– В школе?
О, как он встревожился!
– Ты брал письма? Или другие вещи?
– Другие вещи? – Казалось, он думает теперь о чем-то отдаленном, что проявляется лишь под натиском нынешней тревоги. И все-таки проявилось: – Что же я, воровал?
Я почувствовала, что краснею до корней волос, но не знала, чему больше дивиться: тому ли, что я задала джентльмену такой вопрос, или тому, что он допускает такую возможность: это показывало всю меру его мирского падения.
– Именно из-за этого ты не мог вернуться?
– Вы знали, что мне не разрешили вернуться? – только это его и удивило, к моему огорчению.
– Я знаю все.
– Все? – Он одарил меня долгим и очень странным взглядом.
– Все. Так скажи, ты?.. – Повторить то слово я не смогла. Но Майлс ответил просто:
– Нет. Я не воровал.
По моему лицу он, очевидно, понял, что я ему полностью поверила; нежность переполняла меня, и все же руки мои встряхнули его, как бы в поисках ответа: если все свелось к пустякам, зачем было мучить меня молчанием все эти месяцы?

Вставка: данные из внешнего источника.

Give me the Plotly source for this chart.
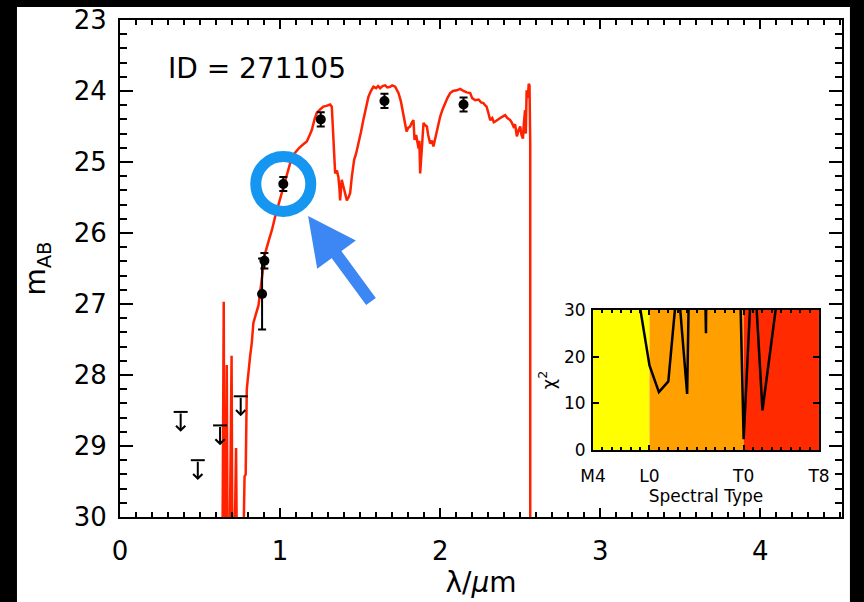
import plotly.graph_objects as go

# ---------------- data ----------------
spec_wl = [0.640, 0.648, 0.652, 0.660, 0.667, 0.672, 0.685, 0.697, 0.702, 0.712, 0.720, 0.725, 0.730,
           0.770, 0.778, 0.785, 0.792, 0.800, 0.8125, 0.823, 0.833, 0.848, 0.865, 0.885, 0.906, 0.930,
           0.950, 0.969, 0.990, 1.010, 1.035, 1.0625, 1.090, 1.120, 1.145, 1.167, 1.185, 1.198, 1.215,
           1.229, 1.250, 1.270, 1.290, 1.3125, 1.323, 1.333, 1.344, 1.355, 1.364, 1.370, 1.375, 1.385,
           1.392, 1.400, 1.410, 1.417, 1.427, 1.4375, 1.448, 1.4625, 1.475, 1.490, 1.505, 1.520, 1.535,
           1.552, 1.567, 1.583, 1.600, 1.612, 1.625, 1.640, 1.656, 1.670, 1.6875, 1.700, 1.719, 1.730,
           1.740, 1.755, 1.770, 1.780, 1.790, 1.800, 1.8125, 1.822, 1.833, 1.840, 1.850, 1.865, 1.870,
           1.875, 1.885, 1.896, 1.905, 1.917, 1.925, 1.9375, 1.948, 1.958, 1.968, 1.979, 1.990, 2.000,
           2.015, 2.030, 2.045, 2.0625, 2.080, 2.104, 2.125, 2.146, 2.165, 2.1875, 2.200, 2.219, 2.240,
           2.255, 2.270, 2.280, 2.290, 2.300, 2.3125, 2.325, 2.335, 2.344, 2.360, 2.375, 2.390, 2.406,
           2.420, 2.4375, 2.448, 2.458, 2.468, 2.479, 2.490, 2.500, 2.508, 2.517, 2.523, 2.530, 2.535,
           2.540, 2.548, 2.553, 2.558, 2.5625, 2.5626]
spec_mag = [30.5, 26.97, 30.5, 30.5, 27.86, 30.5, 30.5, 27.73, 30.5, 30.5, 29.8, 29.03, 30.5,
            30.5, 29.43, 29.40, 28.2, 28.0, 27.74, 27.55, 27.27, 27.15, 27.02, 26.66, 26.29, 26.10,
            25.95, 25.77, 25.60, 25.44, 25.25, 25.02, 24.88, 24.80, 24.75, 24.71, 24.62, 24.55, 24.40,
            24.31, 24.26, 24.22, 24.21, 24.19, 24.22, 24.74, 25.16, 25.12, 25.21, 25.35, 25.54, 25.25,
            25.32, 25.39, 25.48, 25.54, 25.50, 25.44, 25.21, 24.97, 24.88, 24.74, 24.58, 24.41, 24.25,
            24.08, 24.00, 23.94, 23.96, 23.93, 23.96, 23.93, 23.92, 23.95, 23.94, 23.92, 23.94, 23.98,
            24.03, 24.15, 24.31, 24.45, 24.57, 24.52, 24.50, 24.45, 24.41, 24.69, 24.62, 24.81, 24.70,
            25.16, 24.83, 24.45, 24.48, 24.50, 24.62, 24.74, 24.70, 24.78, 24.68, 24.57, 24.46, 24.36,
            24.26, 24.17, 24.10, 24.03, 24.00, 23.99, 23.97, 24.00, 24.02, 24.03, 24.10, 24.13, 24.12,
            24.16, 24.17, 24.20, 24.22, 24.30, 24.41, 24.38, 24.44, 24.43, 24.40, 24.38, 24.36, 24.34,
            24.38, 24.41, 24.45, 24.50, 24.47, 24.64, 24.55, 24.50, 24.62, 24.67, 24.45, 24.27, 24.60,
            23.99, 24.10, 23.90, 23.92, 24.73, 30.5]

phot_wl = [0.8875, 0.902, 1.02, 1.254, 1.652, 2.146]
phot_mag = [26.86, 26.39, 25.31, 24.40, 24.14, 24.19]
phot_err = [0.50, 0.11, 0.10, 0.10, 0.10, 0.10]

lim_wl = [0.379, 0.486, 0.625, 0.754]
lim_mag = [28.52, 29.20, 28.71, 28.30]

sptype = [4, 5, 6, 7, 8, 9, 10, 11, 12, 13, 14, 15, 16, 17, 18, 19, 20, 21, 22, 23, 24, 25, 26, 27, 28]
chi2 = [300, 280, 250, 200, 120, 30.5, 18.1, 12.4, 14.7, 36.6, 12.0, 132, 25, 400, 300, 90,
        2.3, 43.6, 8.5, 23.9, 39.3, 150, 250, 300, 350]

sp_tickvals = [4, 10, 20, 28]
sp_ticktext = ["M4", "L0", "T0", "T8"]
class_bounds = [4, 10, 20, 28]
class_colors = ["#FFFF00", "#FF9F00", "#FF2A00"]
chi2_range = [0, 30]

highlight_idx = 2  # Y-band point that is circled

FONT = "DejaVu Sans"

fig = go.Figure()

fig.add_trace(go.Scatter(x=spec_wl, y=spec_mag, mode="lines",
                         line=dict(color="#FF2200", width=2.5), showlegend=False,
                         xaxis="x", yaxis="y"))

fig.add_trace(go.Scatter(x=phot_wl, y=phot_mag, mode="markers",
                         marker=dict(color="black", size=10),
                         error_y=dict(type="data", array=phot_err, color="black",
                                      thickness=2, width=4),
                         showlegend=False, xaxis="x", yaxis="y"))

fig.add_trace(go.Scatter(x=lim_wl, y=lim_mag, mode="markers",
                         marker=dict(symbol="line-ew", size=10,
                                     line=dict(color="black", width=2)),
                         showlegend=False, xaxis="x", yaxis="y"))

for w, m in zip(lim_wl, lim_mag):
    fig.add_annotation(x=w, y=m + 0.28, ax=w, ay=m, xref="x", yref="y",
                       axref="x", ayref="y", text="", showarrow=True,
                       arrowhead=4, arrowsize=0.9, arrowwidth=2, arrowcolor="black",
                       standoff=0, startstandoff=0)

# inset chi2
fig.add_trace(go.Scatter(x=sptype, y=chi2, mode="lines",
                         line=dict(color="black", width=2.5), showlegend=False,
                         xaxis="x2", yaxis="y2"))

shapes = []
# white panel on black background
shapes.append(dict(type="rect", xref="paper", yref="paper", x0=-0.1427, x1=1.011,
                   y0=-0.2, y1=1.0262, fillcolor="white", line=dict(width=0), layer="below"))
for i, c in enumerate(class_colors):
    shapes.append(dict(type="rect", xref="x2", yref="y2",
                       x0=class_bounds[i], x1=class_bounds[i + 1],
                       y0=chi2_range[0], y1=chi2_range[1],
                       fillcolor=c, line=dict(width=0), layer="below"))
# blue ring around highlighted point
shapes.append(dict(type="circle", xref="x", yref="y", xsizemode="pixel", ysizemode="pixel",
                   xanchor=phot_wl[highlight_idx], yanchor=phot_mag[highlight_idx],
                   x0=-27.5, x1=27.5, y0=-27.5, y1=27.5,
                   line=dict(color="#1597F1", width=11)))
fig.update_layout(shapes=shapes)

# blue arrow
fig.add_annotation(x=1.175, y=25.76, xref="x", yref="y", ax=64, ay=87,
                   text="", showarrow=True, arrowhead=2, arrowsize=0.8, arrowwidth=12,
                   arrowcolor="#3C87F4", standoff=0)

fig.add_annotation(x=0.29, y=23.68, xref="x", yref="y", xanchor="left", yanchor="middle",
                   text="ID = 271105", showarrow=False,
                   font=dict(family=FONT, size=28, color="black"))

axis_common = dict(showgrid=False, zeroline=False, linecolor="black", linewidth=2,
                   mirror="allticks", ticks="inside", tickcolor="black", tickwidth=2,
                   automargin=False)

fig.update_layout(
    width=864, height=602,
    margin=dict(l=120, r=22, t=20, b=85),
    paper_bgcolor="black", plot_bgcolor="white",
    font=dict(family=FONT, color="black"),
    xaxis=dict(range=[0, 4.51], tick0=0, dtick=1, ticklen=9,
               minor=dict(dtick=0.1, ticklen=5, tickwidth=1.5, ticks="inside", tickcolor="black"),
               tickfont=dict(size=26), ticklabelstandoff=10,
               title=dict(text="λ/<i>μ</i>m", font=dict(size=28), standoff=6),
               **axis_common),
    yaxis=dict(range=[30, 23], tick0=23, dtick=1, ticklen=13,
               minor=dict(dtick=0.2, ticklen=7, tickwidth=1.5, ticks="inside", tickcolor="black"),
               tickfont=dict(size=26), ticklabelstandoff=6,
               title=dict(text="m<sub>AB</sub>", font=dict(size=28), standoff=20),
               **axis_common),
    xaxis2=dict(domain=[0.6551, 0.9681], anchor="y2", range=[4, 28],
                tickvals=sp_tickvals, ticktext=sp_ticktext, ticklen=5,
                minor=dict(dtick=1, tick0=4, ticklen=3, tickwidth=1.5, ticks="inside", tickcolor="black"),
                tickfont=dict(size=17), ticklabelstandoff=10,
                title=dict(text="Spectral Type", font=dict(size=17), standoff=4),
                **axis_common),
    yaxis2=dict(domain=[0.1348, 0.4165], anchor="x2", range=chi2_range,
                tickvals=[0, 10, 20, 30], ticklen=6,
                tickfont=dict(size=17), ticklabelstandoff=2,
                title=dict(text="χ<sup>2</sup>", font=dict(size=18), standoff=4),
                **axis_common),
)

fig.write_html("out.html")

– Чем же ты все-таки провинился?
Болезненно поморщившись, он стал глядеть на потолок комнаты и несколько раз вздохнул, словно ему не хватало воздуха. Он как будто опустился на дно моря и оттуда глядел на слабое зеленое свечение над головой.
– Ну… я говорил разное.
– Только это?
– Они решили, что этого достаточно!
– Чтобы тебя изгнать?
Никогда те, кого «выставляют вон», не давали такие скупые объяснения случившегося, как эта юная персона! Он как будто взвешивал мой вопрос, но как-то рассеянно и почти беспомощно.
– Ну, наверно, нельзя было такое говорить.